New mini-antennas could bring medical device innovations
New miniaturized antennas may be a sign of things to come for medical products, according to a team of engineers at Northeastern University in Boston and Wright-Patterson Air Force Base in Dayton, Ohio. The devices are 100 times smaller than the models currently used for wireless communication, the researchers reported in Nature Communications. Their findings suggest this tiny innovation may have an outsized role to play in the medical product development process.
For life sciences businesses, miniaturization is one of the most important avenues for enabling the creation of exciting new products. Firms are now exploring the possibilities of advancements in human factors engineering and medical user experience design. This new antenna has great potential for pushing those efforts forward while opening up fresh possibilities for product designers and manufacturers.
Thinking small in communications
The engineers based the new antennas around the difference between electromagnetic and acoustic waves. EM waves travel at the speed of light, approximately 300 million meters per second. Acoustic waves, meanwhile, travel a few thousand meters per second within a solid, with the precise rate depending on the rigidity of the material.
"The key to making this approach work is converting EM waves into acoustic ones."
Advanced antennas are currently built to resonate with EM waves, and their sizes are determined accordingly, generally longer than a tenth of the EM wavelength. Making these wavelengths any smaller is a difficult task. These engineers proposed a solution to the problem of miniaturization by taking into account that the antennas could also resonate with acoustic waves at the same frequencies.
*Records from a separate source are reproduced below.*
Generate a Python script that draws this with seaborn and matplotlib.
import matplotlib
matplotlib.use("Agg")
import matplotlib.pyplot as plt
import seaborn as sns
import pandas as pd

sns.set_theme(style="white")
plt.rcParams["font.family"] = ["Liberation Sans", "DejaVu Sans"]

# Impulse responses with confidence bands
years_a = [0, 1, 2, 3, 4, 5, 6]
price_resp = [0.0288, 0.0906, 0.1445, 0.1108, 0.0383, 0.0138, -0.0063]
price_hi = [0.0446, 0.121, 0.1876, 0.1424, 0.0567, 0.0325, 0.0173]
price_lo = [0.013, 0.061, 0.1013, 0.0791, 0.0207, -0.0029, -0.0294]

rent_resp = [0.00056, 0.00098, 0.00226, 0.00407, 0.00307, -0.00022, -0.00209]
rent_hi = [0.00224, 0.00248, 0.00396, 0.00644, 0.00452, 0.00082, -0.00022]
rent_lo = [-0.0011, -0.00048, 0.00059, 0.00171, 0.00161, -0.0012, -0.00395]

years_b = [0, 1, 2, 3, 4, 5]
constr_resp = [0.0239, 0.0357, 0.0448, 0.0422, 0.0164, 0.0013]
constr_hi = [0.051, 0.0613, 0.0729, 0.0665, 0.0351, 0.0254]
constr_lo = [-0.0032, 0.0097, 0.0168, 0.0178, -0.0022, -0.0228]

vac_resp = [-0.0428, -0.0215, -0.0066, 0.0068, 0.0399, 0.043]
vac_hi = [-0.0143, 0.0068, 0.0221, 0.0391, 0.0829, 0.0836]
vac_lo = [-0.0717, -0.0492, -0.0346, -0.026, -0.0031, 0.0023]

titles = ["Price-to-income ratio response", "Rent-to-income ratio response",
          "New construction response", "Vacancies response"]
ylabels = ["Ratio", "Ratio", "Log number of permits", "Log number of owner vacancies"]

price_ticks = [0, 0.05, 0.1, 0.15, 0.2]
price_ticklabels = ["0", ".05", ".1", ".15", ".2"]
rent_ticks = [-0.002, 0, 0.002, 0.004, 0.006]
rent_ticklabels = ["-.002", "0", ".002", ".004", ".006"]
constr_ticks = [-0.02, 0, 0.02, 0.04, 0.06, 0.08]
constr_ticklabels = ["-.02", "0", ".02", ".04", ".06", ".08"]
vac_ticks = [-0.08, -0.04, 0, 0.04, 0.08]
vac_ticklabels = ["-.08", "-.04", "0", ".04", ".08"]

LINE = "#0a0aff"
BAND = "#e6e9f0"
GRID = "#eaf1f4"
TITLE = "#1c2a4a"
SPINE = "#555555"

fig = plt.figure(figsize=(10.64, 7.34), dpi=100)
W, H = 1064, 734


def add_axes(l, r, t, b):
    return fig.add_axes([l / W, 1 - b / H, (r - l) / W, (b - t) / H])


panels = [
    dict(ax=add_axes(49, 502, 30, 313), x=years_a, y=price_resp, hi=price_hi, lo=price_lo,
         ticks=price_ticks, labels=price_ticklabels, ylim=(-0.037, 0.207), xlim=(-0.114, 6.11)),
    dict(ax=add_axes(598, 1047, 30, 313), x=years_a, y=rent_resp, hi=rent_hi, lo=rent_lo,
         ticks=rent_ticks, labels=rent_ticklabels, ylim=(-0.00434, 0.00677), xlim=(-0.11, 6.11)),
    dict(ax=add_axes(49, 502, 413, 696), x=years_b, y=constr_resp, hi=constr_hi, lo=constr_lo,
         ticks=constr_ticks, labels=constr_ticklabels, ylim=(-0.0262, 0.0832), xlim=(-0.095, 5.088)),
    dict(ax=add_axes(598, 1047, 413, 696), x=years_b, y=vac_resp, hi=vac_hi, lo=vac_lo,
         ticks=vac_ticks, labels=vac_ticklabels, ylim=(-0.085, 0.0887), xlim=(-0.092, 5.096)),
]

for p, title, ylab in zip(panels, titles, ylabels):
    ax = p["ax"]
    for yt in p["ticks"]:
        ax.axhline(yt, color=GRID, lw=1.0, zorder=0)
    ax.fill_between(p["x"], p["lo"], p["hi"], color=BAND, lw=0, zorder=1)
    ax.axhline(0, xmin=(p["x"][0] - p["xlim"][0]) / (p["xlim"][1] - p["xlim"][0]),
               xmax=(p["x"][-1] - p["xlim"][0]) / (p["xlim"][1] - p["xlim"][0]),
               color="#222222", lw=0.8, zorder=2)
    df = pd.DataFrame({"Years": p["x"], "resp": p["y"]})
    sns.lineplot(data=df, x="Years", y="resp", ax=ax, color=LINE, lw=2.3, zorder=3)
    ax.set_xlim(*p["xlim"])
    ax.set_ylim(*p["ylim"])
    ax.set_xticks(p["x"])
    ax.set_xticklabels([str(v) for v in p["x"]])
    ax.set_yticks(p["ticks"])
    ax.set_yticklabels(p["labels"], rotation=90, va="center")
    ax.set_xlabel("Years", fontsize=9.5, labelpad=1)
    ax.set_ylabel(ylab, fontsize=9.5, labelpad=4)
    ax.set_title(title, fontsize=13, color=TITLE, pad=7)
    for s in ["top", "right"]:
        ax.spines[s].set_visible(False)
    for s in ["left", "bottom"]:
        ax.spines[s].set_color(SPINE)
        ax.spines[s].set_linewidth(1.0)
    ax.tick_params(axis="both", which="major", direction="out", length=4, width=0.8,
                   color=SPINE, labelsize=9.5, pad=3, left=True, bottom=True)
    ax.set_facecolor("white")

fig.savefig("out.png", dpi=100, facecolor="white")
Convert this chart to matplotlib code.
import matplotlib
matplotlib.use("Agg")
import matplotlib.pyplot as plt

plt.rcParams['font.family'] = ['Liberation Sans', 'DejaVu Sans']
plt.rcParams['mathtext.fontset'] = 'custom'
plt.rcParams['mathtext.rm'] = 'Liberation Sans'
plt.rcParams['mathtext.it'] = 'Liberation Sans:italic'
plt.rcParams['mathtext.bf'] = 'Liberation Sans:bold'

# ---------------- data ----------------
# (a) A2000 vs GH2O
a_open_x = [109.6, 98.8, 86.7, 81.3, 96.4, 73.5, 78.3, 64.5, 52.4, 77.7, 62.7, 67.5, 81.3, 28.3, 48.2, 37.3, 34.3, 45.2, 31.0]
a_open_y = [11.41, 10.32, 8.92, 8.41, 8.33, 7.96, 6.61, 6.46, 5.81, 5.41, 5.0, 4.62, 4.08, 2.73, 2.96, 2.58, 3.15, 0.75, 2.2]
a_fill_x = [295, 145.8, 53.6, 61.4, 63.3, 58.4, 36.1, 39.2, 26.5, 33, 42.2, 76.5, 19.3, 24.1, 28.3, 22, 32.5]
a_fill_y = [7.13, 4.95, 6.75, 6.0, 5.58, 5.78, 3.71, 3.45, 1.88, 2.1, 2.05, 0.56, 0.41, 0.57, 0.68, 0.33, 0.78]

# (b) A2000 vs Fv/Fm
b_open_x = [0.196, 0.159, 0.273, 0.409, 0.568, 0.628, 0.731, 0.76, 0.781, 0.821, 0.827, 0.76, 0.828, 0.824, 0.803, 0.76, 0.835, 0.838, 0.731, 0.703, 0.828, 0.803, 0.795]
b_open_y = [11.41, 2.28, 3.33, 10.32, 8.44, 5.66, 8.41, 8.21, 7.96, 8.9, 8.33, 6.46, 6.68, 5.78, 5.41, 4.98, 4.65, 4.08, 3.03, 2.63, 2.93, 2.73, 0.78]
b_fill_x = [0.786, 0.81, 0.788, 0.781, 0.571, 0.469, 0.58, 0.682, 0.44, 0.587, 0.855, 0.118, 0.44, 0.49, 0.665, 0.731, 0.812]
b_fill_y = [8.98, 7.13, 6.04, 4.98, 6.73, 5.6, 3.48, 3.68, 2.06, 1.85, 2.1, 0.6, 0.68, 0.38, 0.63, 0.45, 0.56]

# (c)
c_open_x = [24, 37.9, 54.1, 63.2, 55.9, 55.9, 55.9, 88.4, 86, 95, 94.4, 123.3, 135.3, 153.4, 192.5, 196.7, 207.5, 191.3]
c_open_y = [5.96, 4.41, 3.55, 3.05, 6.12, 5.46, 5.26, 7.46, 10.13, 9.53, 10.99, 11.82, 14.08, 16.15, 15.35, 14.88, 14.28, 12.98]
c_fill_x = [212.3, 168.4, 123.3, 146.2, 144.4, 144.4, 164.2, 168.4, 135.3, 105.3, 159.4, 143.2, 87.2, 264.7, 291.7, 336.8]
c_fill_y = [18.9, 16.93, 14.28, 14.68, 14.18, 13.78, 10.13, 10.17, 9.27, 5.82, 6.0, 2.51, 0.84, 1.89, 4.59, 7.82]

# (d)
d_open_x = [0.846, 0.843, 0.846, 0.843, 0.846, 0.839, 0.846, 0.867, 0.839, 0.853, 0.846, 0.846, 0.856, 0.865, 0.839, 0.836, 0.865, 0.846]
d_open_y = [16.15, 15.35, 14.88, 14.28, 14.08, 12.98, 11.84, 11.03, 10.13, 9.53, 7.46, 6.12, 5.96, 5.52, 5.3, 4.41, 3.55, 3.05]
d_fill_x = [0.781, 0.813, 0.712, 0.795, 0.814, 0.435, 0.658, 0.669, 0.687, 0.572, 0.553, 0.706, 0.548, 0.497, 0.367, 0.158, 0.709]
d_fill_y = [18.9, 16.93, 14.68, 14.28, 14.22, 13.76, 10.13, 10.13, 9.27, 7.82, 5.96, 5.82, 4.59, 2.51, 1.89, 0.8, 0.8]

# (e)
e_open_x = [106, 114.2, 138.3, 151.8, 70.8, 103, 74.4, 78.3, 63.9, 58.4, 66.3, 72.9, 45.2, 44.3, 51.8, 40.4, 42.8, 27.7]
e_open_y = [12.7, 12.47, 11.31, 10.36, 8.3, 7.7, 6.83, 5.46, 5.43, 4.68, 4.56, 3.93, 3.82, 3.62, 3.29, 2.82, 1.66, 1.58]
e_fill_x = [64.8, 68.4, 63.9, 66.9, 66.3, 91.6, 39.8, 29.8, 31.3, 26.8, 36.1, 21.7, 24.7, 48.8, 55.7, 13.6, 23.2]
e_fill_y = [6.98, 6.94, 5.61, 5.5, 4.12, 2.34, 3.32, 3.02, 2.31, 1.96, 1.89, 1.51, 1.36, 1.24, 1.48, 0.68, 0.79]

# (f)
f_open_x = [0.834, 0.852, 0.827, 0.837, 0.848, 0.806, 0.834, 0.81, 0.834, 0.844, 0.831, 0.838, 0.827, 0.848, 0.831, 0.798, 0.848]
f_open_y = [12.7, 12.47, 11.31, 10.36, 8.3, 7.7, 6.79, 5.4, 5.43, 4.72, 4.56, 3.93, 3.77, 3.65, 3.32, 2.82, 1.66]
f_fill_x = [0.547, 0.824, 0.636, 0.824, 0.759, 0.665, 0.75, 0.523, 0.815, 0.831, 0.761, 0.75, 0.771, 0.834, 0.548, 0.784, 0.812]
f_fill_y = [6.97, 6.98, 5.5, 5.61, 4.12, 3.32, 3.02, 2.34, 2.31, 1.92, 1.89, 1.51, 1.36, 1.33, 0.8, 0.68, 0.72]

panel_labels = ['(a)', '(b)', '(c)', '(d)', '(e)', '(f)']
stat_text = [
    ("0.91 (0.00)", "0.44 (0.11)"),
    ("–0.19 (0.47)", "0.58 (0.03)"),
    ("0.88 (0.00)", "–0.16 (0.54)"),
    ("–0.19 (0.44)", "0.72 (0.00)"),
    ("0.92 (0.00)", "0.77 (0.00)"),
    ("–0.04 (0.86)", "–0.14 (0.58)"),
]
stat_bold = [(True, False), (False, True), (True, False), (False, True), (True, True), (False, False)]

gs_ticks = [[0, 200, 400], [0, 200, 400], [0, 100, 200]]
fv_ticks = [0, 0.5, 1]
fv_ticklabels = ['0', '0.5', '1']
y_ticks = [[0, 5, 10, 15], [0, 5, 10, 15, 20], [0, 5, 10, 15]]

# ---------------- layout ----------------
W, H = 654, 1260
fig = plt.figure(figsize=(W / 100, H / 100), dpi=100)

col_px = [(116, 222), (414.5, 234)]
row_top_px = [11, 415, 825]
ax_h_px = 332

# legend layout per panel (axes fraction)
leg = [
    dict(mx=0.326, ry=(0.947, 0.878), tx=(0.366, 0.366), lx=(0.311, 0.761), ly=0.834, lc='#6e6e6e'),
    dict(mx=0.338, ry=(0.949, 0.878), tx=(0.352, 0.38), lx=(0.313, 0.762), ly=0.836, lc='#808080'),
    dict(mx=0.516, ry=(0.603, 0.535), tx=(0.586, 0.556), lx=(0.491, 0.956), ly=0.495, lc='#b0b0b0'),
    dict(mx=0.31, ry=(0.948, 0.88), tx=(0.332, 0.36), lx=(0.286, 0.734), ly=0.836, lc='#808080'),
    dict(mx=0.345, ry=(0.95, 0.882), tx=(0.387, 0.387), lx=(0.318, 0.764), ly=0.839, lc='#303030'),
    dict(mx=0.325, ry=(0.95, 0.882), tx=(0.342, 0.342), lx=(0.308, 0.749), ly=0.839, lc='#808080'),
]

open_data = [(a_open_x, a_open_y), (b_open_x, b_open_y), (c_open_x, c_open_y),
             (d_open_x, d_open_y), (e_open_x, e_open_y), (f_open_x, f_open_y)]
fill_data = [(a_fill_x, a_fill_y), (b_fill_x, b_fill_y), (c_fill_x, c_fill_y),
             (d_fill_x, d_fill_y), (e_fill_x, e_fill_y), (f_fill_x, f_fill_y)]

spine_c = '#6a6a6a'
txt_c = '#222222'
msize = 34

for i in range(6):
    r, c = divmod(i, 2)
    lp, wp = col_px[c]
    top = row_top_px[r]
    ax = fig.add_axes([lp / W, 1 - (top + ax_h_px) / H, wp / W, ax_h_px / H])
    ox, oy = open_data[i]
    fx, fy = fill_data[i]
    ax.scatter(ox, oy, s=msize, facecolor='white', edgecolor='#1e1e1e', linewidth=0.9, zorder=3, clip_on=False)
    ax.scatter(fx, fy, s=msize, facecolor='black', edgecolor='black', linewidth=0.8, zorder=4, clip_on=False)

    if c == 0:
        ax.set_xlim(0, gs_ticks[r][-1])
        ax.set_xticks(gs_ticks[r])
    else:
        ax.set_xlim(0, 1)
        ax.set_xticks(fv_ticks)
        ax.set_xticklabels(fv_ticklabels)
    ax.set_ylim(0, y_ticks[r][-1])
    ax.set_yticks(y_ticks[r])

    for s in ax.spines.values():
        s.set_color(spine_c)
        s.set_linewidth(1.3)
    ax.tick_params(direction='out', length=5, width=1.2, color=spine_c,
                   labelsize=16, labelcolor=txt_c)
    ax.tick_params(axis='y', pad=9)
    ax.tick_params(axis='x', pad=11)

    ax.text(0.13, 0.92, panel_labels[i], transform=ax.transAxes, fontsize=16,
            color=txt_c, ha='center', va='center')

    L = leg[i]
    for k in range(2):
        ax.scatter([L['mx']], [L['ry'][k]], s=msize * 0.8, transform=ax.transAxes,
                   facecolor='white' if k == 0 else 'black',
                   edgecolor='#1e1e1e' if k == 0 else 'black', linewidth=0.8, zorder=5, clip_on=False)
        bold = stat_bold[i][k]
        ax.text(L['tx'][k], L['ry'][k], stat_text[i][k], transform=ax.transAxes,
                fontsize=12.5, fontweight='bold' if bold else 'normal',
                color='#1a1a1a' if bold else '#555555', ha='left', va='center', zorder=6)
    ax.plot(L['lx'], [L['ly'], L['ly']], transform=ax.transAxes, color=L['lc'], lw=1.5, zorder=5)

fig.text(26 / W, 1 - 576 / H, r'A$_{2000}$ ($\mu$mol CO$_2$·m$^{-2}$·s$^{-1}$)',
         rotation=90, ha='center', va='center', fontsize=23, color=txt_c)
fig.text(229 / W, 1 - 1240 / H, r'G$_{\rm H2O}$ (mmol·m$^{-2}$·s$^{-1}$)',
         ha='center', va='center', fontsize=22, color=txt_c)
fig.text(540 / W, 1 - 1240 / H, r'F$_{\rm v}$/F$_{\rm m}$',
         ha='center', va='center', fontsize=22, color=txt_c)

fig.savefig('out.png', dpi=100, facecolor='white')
The key to making this approach work is converting the EM waves into acoustic ones. To accomplish this, researchers used piezomagnetic material. This thin film expands and contracts in response to EM waves, resulting in acoustic vibrations.
With this material in place on acoustically actuated nanomechanical magnetoelectric antennas, researchers found they could achieve functionality in far smaller devices when compared to the latest compact antennas. With up to two orders of magnitude greater miniaturization, the antennas sent and received signals without degrading performance and much more efficiently than a conventional device of the same dimensions.
Implications for medical product innovation
The new antennas could have a wide range of applications, like incorporating smaller objects into the Internet of Things, shrinking cell phones and creating more compact satellites. The technology may prove a vital leap forward for medical product design and development. With connections for sharing data an increasingly important part of diagnosis and treatment, tiny antennas may have a valuable place in the next generation of implantable devices.
Nian Sun, a professor of electrical and computer engineering at Northeastern University who worked on the project, was optimistic about the medical applications for the latest advances. He explained to News @ Northeastern why the antennas represented such a meaningful step forward in biomedicine.
"Something that's millimeters or even micrometers in size would make biomedical implantation much easier to achieve, and the tissue damage would be much less," Sun said.
Sun is currently working on one such application in collaboration with a neurosurgeon at Massachusetts General Hospital. The scientists hope to create a device capable of detecting neuron behavior in the brain. If successful, the concept would be used to detect and treat neurological disorders such as epilepsy.
Taking the next steps
There's still a great deal of research to be done before it becomes practical to employ the miniaturized antenna technology in implantable medical products. While the new findings could pave the way for huge advancements in how we use a variety of devices, there are a number of technical issues to resolve first. For instance, one major obstacle that could stand in the way of using the antennas in human bodies is the heat output involved.
Rudy Diaz, an electrical engineer at Arizona State University in Tempe, told Science that he has reservations about the high energy density that would be involved in such products. He also pointed out that the antennas would be difficult to manufacture in large quantities and are often not worth the trouble or expense. Larger antennas are getting the job done in many cases.
While is not yet clear exactly what uses the miniaturized antennas will find, it seems that fascinating opportunities may lie ahead for manufacturers of connected medical devices. As products become smaller and more widely accepted in clinical use, these technological advancements have the potential to improve treatments and save lives. The possibilities are seemingly endless for products built to take advantage of the latest in both communications capabilities and medical industrial design.